101 Tips (3) How to protect your computer

Consider a security suite.
If your operating system doesn’t include security features or you want extra protection, a security software suite will include all the products required to keep your computer safe.
Run your antivirus software.
Simply having antivirus software installed will not help your computer from being attacked.  Scan for viruses on a regular basis, or set the software to do automatic scans at a certain time daily.
Double your spyware protection.
Spyware can be difficult to detect, so it can be worth your while to use two different programs to search for spyware.  Set the stronger program for constant monitoring, and use the second for occasional scans to verify that nothing was missed by the first program.
Try disposable e-mail addresses. 
Create separate free e-mail addresses for different purposes. Use this “disposable” e-mail account to register for sites or complete surveys that may result in increased spam.  If the spam becomes overwhelming, close the account and create another.  This will keep the junk mail from your regular e-mail account, as you continue to use your regular e-mail address for business or personal communication.
Use credit cards.
When shopping on-line, credit cards offer higher protection than debit cards or other payment options. Credit card issuing banks offer protection against fraud that debit cards and checking accounts do not.
Devote a single credit card to online purchases. 
If only one card is used for all online transactions, misuse or identity theft will be easier to detect than if multiple cards were used.  Using a single card will also minimize the damage you experience if the card number is stolen.
Avoid saved passwords. 
Although saved passwords and saved site default settings can be convenient, if your computer is hacked into any saved account information becomes available to the attacker.  Limit the use of saved credit card numbers and addresses.
Look for evidence of secure sites. 
Only enter personal information on sites that have the https:// prefix or a padlock icon in your browser window.  This means that the Web site is secured and any information transmitted is encrypted and can not be read easily by humans.
Don’t assume that secure and honest are the same thing.
The https:// prefix and padlock symbol are good indicators of transmission security, but not of reputation.  Ensure that you shop from or do business with reputable companies by looking for the Better Business Bureau logo or other positive affiliations.  Also read reviews on-line to find out what other users have experienced with the company.
Guard your personal information.
 Do not respond to emails requesting personal information, like passwords, Social Security numbers and birthdates unless you know the sender or are expecting the email. If an email requests that you contact a telephone number, verify the number first.

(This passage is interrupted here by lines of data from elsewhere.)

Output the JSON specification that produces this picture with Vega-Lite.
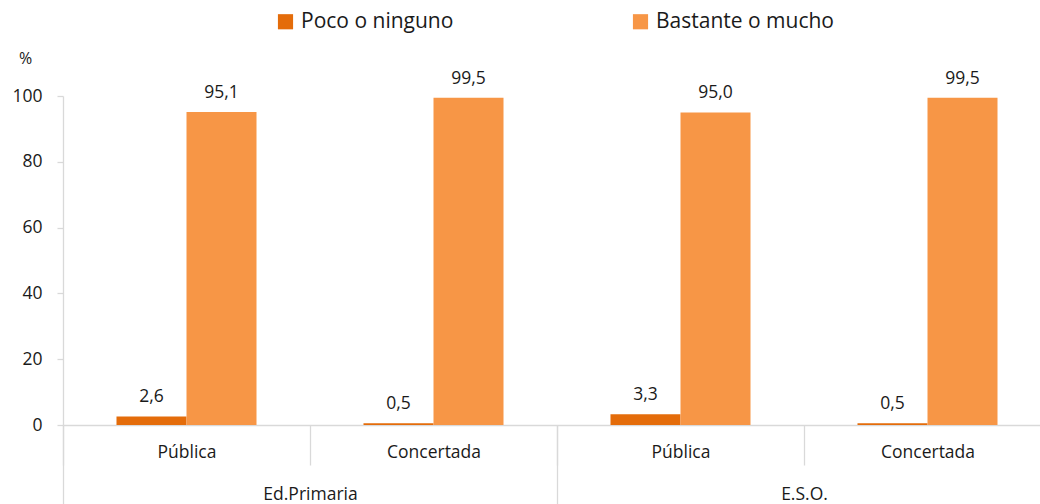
{
  "$schema": "https://vega.github.io/schema/vega-lite/v6.json",
  "autosize": "none",
  "width": 988,
  "height": 329,
  "padding": {"left": 63, "top": 96, "right": 0, "bottom": 79},
  "background": "white",
  "config": {
    "locale": {"number": {"decimal": ",", "thousands": ".", "grouping": [3], "currency": ["", " €"]}},
    "view": {"stroke": null},
    "font": "Open Sans"
  },
  "data": {
    "values": [
      {"clase": "Ed.Primaria|Pública", "grupo": "Ed.Primaria", "serie": "Poco o ninguno", "valor": 2.6},
      {"clase": "Ed.Primaria|Pública", "grupo": "Ed.Primaria", "serie": "Bastante o mucho", "valor": 95.1},
      {"clase": "Ed.Primaria|Concertada", "grupo": "Ed.Primaria", "serie": "Poco o ninguno", "valor": 0.5},
      {"clase": "Ed.Primaria|Concertada", "grupo": "Ed.Primaria", "serie": "Bastante o mucho", "valor": 99.5},
      {"clase": "E.S.O.|Pública", "grupo": "E.S.O.", "serie": "Poco o ninguno", "valor": 3.3},
      {"clase": "E.S.O.|Pública", "grupo": "E.S.O.", "serie": "Bastante o mucho", "valor": 95.0},
      {"clase": "E.S.O.|Concertada", "grupo": "E.S.O.", "serie": "Poco o ninguno", "valor": 0.5},
      {"clase": "E.S.O.|Concertada", "grupo": "E.S.O.", "serie": "Bastante o mucho", "valor": 99.5}
    ]
  },
  "layer": [
    {
      "mark": {"type": "bar", "opacity": 0},
      "encoding": {
        "x": {
          "field": "grupo", "type": "nominal", "sort": ["Ed.Primaria", "E.S.O."],
          "scale": {"paddingInner": 0, "paddingOuter": 0},
          "axis": {
            "orient": "bottom", "title": null, "domain": false,
            "tickBand": "extent", "tickSize": 79, "tickColor": "#d9d9d9", "tickWidth": 1.3,
            "labelPadding": -19, "labelAngle": 0, "labelFontSize": 17.5, "labelColor": "#1a1a1a",
            "labelFont": "Open Sans"
          }
        },
        "y": {"field": "valor", "type": "quantitative"}
      }
    },
    {
      "encoding": {
        "x": {
          "field": "clase", "type": "nominal",
          "sort": ["Ed.Primaria|Pública", "Ed.Primaria|Concertada", "E.S.O.|Pública", "E.S.O.|Concertada"],
          "scale": {"paddingInner": 0, "paddingOuter": 0},
          "axis": {
            "orient": "bottom", "title": null,
            "labelExpr": "split(datum.label, '|')[1]",
            "domainColor": "#d9d9d9", "domainWidth": 1.3,
            "tickBand": "extent", "tickSize": 40, "tickColor": "#d9d9d9", "tickWidth": 1.3,
            "labelPadding": -22, "labelAngle": 0, "labelFontSize": 17.5, "labelColor": "#1a1a1a",
            "labelFont": "Open Sans"
          }
        },
        "xOffset": {
          "field": "serie", "type": "nominal", "sort": ["Poco o ninguno", "Bastante o mucho"],
          "scale": {"paddingInner": 0, "paddingOuter": 0.764}
        },
        "y": {
          "field": "valor", "type": "quantitative",
          "scale": {"domain": [0, 100], "nice": false},
          "axis": {
            "values": [0, 20, 40, 60, 80, 100], "grid": false,
            "title": "%", "titleAngle": 0, "titleX": -38, "titleY": -30, "titleFontSize": 16,
            "titleFontWeight": "normal", "titleColor": "#1a1a1a", "titleFont": "Open Sans",
            "domainColor": "#d9d9d9", "domainWidth": 1.3,
            "tickColor": "#d9d9d9", "tickSize": 6, "tickWidth": 1.3,
            "labelFontSize": 17.5, "labelColor": "#1a1a1a", "labelPadding": 15, "labelFont": "Open Sans"
          }
        }
      },
      "layer": [
        {
          "mark": {"type": "bar"},
          "encoding": {
            "color": {
              "field": "serie", "type": "nominal",
              "sort": ["Poco o ninguno", "Bastante o mucho"],
              "scale": {"domain": ["Poco o ninguno", "Bastante o mucho"], "range": ["#E46C0A", "#F79646"]},
              "legend": {
                "title": null, "orient": "none", "direction": "horizontal",
                "legendX": 212, "legendY": -85,
                "symbolType": "square", "symbolSize": 230, "symbolStrokeWidth": 0,
                "labelFontSize": 21, "labelColor": "#1a1a1a", "labelFont": "Open Sans",
                "labelLimit": 0, "columnPadding": 176, "labelOffset": 5
              }
            }
          }
        },
        {
          "mark": {"type": "text", "baseline": "middle", "dy": -19, "fontSize": 17.5, "color": "#1a1a1a", "font": "Open Sans"},
          "encoding": {
            "text": {"field": "valor", "type": "quantitative", "format": ".1f"}
          }
        }
      ]
    }
  ],
  "resolve": {"scale": {"x": "independent"}}
}
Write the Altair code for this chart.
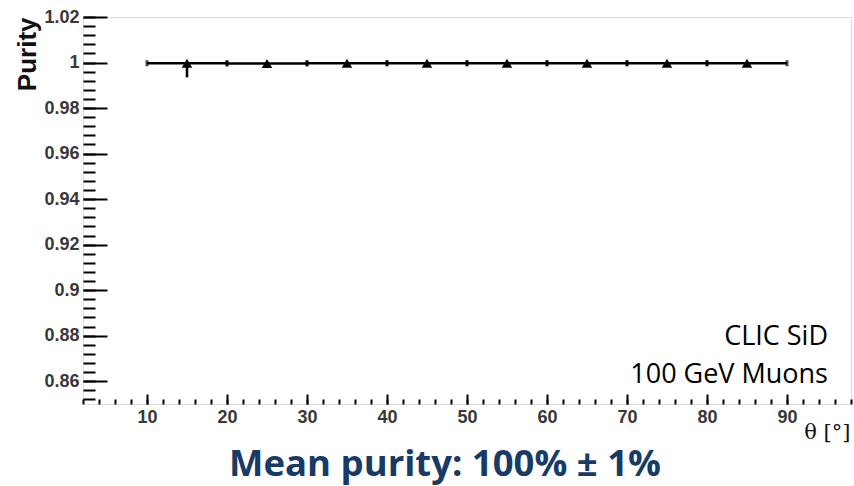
import altair as alt
import pandas as pd

# Purity per theta bin (bin centres, half-width 5 degrees)
theta = [15, 25, 35, 45, 55, 65, 75, 85]
purity = [0.9997, 0.9996, 0.9997, 0.9997, 0.9997, 0.9997, 0.9997, 0.9997]
err_low = [0.0062, 0.0015, 0.0006, 0.0004, 0.0004, 0.0004, 0.0004, 0.0004]
err_high = [0.0003, 0.0004, 0.0003, 0.0003, 0.0003, 0.0003, 0.0003, 0.0003]
half_width = 5

x_major = [10, 20, 30, 40, 50, 60, 70, 80, 90]
y_major = [0.86, 0.88, 0.90, 0.92, 0.94, 0.96, 0.98, 1.00, 1.02]
x_minor = list(range(2, 99, 2))
y_minor = [round(0.852 + 0.004 * i, 3) for i in range(43)]

df = pd.DataFrame({
    "theta": theta,
    "purity": purity,
    "lo": [p - e for p, e in zip(purity, err_low)],
    "hi": [min(p + e, 1.0) for p, e in zip(purity, err_high)],
    "xlo": [t - half_width for t in theta],
    "xhi": [t + half_width for t in theta],
})

W, H = 768, 387
INK = "#000000"
LABEL = "#383838"

xs = alt.Scale(domain=[2, 98], nice=False, zero=False)
ys = alt.Scale(domain=[0.85, 1.02], nice=False, zero=False)

base = alt.Chart(df)

# horizontal bin-width bars, carrying the major-tick axes
hbars = base.mark_rule(color=INK, strokeWidth=2.6).encode(
    x=alt.X("xlo:Q", scale=xs, axis=alt.Axis(
        orient="bottom", values=x_major, offset=-10, tickSize=10, tickWidth=2,
        tickColor=INK, domain=False, grid=False, labelPadding=4,
        labelFont="Liberation Sans", labelFontWeight="bold", labelFontSize=18,
        labelColor=LABEL, title="θ [°]", titleFont="DejaVu Serif",
        titleFontSize=21, titleFontWeight="normal", titleColor="#111111",
        titleX=W - 1, titleY=44, titleAlign="right", titleBaseline="alphabetic")),
    x2="xhi:Q",
    y=alt.Y("purity:Q", scale=ys, axis=alt.Axis(
        orient="left", values=y_major, format=".2~f", offset=-24, tickSize=24,
        tickWidth=2, tickColor=INK, domain=False, grid=False, labelPadding=4,
        labelFont="Liberation Sans", labelFontWeight="bold", labelFontSize=18,
        labelColor=LABEL, title="Purity", titleFont="Liberation Sans",
        titleFontSize=26, titleFontWeight="bold", titleColor="#111111",
        titleAngle=-90, titleX=-80, titleY=0, titleAlign="right",
        titleBaseline="middle")),
)

# end caps of the bin-width bars
caps = base.transform_fold(["xlo", "xhi"], as_=["edge", "xe"]).mark_tick(
    color=INK, orient="vertical", size=6, thickness=3
).encode(
    x=alt.X("xe:Q", scale=xs, axis=None),
    y=alt.Y("purity:Q", scale=ys, axis=None),
)

# vertical error bars
vbars = base.mark_rule(color=INK, strokeWidth=2.6).encode(
    x=alt.X("theta:Q", scale=xs, axis=None),
    y=alt.Y("lo:Q", scale=ys, axis=None),
    y2="hi:Q",
)

markers = base.mark_point(shape="triangle-up", filled=True, color=INK,
                          size=110, opacity=1).encode(
    x=alt.X("theta:Q", scale=xs, axis=None),
    y=alt.Y("purity:Q", scale=ys, axis=None),
)

# minor tick marks pointing into the frame
minor = base.mark_point(opacity=0).encode(
    x=alt.X("theta:Q", scale=xs, axis=alt.Axis(
        orient="bottom", values=x_minor, offset=-5, tickSize=5, tickWidth=2,
        tickColor=INK, domain=False, grid=False, labels=False, title=None)),
    y=alt.Y("purity:Q", scale=ys, axis=alt.Axis(
        orient="left", values=y_minor, offset=-12, tickSize=12, tickWidth=2,
        tickColor=INK, domain=False, grid=False, labels=False, title=None)),
)

note_style = dict(align="right", baseline="alphabetic", font="Open Sans",
                  fontSize=27, color=INK)
note1 = alt.Chart(pd.DataFrame({"txt": ["CLIC SiD"]})).mark_text(
    **note_style, x=W - 23, y=328).encode(text="txt:N")
note2 = alt.Chart(pd.DataFrame({"txt": ["100 GeV Muons"]})).mark_text(
    **note_style, x=W - 23, y=366).encode(text="txt:N")

summary = alt.Chart(pd.DataFrame({"txt": ["Mean purity: 100% ± 1%"]})).mark_text(
    align="center", baseline="alphabetic", font="Open Sans", fontWeight="bold",
    fontSize=36.5, color="#173B66", x=362, y=459
).encode(text="txt:N")

chart = alt.layer(hbars, caps, vbars, markers, minor, note1, note2,
                  summary).resolve_axis(
    x="independent", y="independent"
).properties(
    width=W, height=H,
    autosize=alt.AutoSizeParams(type="none"),
    padding={"left": 83, "top": 17, "right": 3, "bottom": 82},
).configure_view(stroke=INK, strokeWidth=2.5).configure(background="white")

chart.save("out.html", embed_options={"renderer": "svg", "actions": False})
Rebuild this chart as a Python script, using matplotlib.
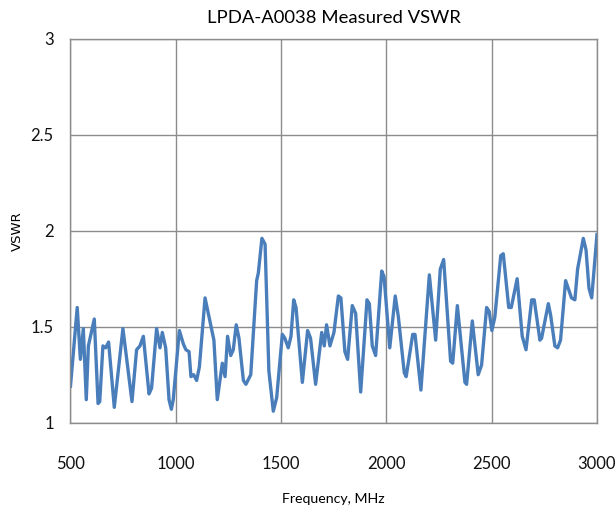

101Tips (2) how to protect your computer

Block Pop-ups. 
Set your Internet browser to block pop-ups from websites and advertisements. This will minimize spyware and the chances of clicking on an ad that loads malware onto your computer.
Install a security toolbar.
Toolbars with security features offer an additional line of defense.  Most include features that block pop-ups, spam and known phishing sites.  Some are even able to detect potential consumer scams.
Create User Accounts. 
Create a user account that is separate from the default administrator account.  Only log in as the administrator when making configuration changes to the computer.  When the administrator account is used infrequently, the access to change configurations will be more limited to hacking.  You may also want to create an individual user account for each member of the family who uses the computer.  This will allow for each person to keep his or her information private.
Turn off your computer.
When you are not actively using your computer, shut down or disconnect from the Internet.  If your computer is on-line less frequently, the chance of access by a malicious source decreases.
Lock your computer if you step away.
If you take a break from your computer for only a few minutes, it’s enough time for a hacker to destroy or steal your information. Locking your computer password-protects your session until you return and prevents anyone else from physically or remotely accessing your information.
Be careful with public computers.
 Avoid banking or conducting other personal business on public computers at libraries, hotels and airports.  Not only could the on-line activity be intercepted, but strangers in the area could watch your activity and remember passwords and other personal details.
Consider Apple computers.
Since Windows personal computers are much more prevalent in the marketplace, most viruses and spyware is designed to penetrate Windows software. Mac owners still deal with spam and phishing issues, but the odds of virus attack is much less likely.
Be wary of downloads.
Free downloads are plentiful on the Internet, and the thousands of games, software and utility programs are very useful.  Unfortunately, many of these freebies include malware and spyware. Try to download programs only from well-known manufacturers and trusted sites.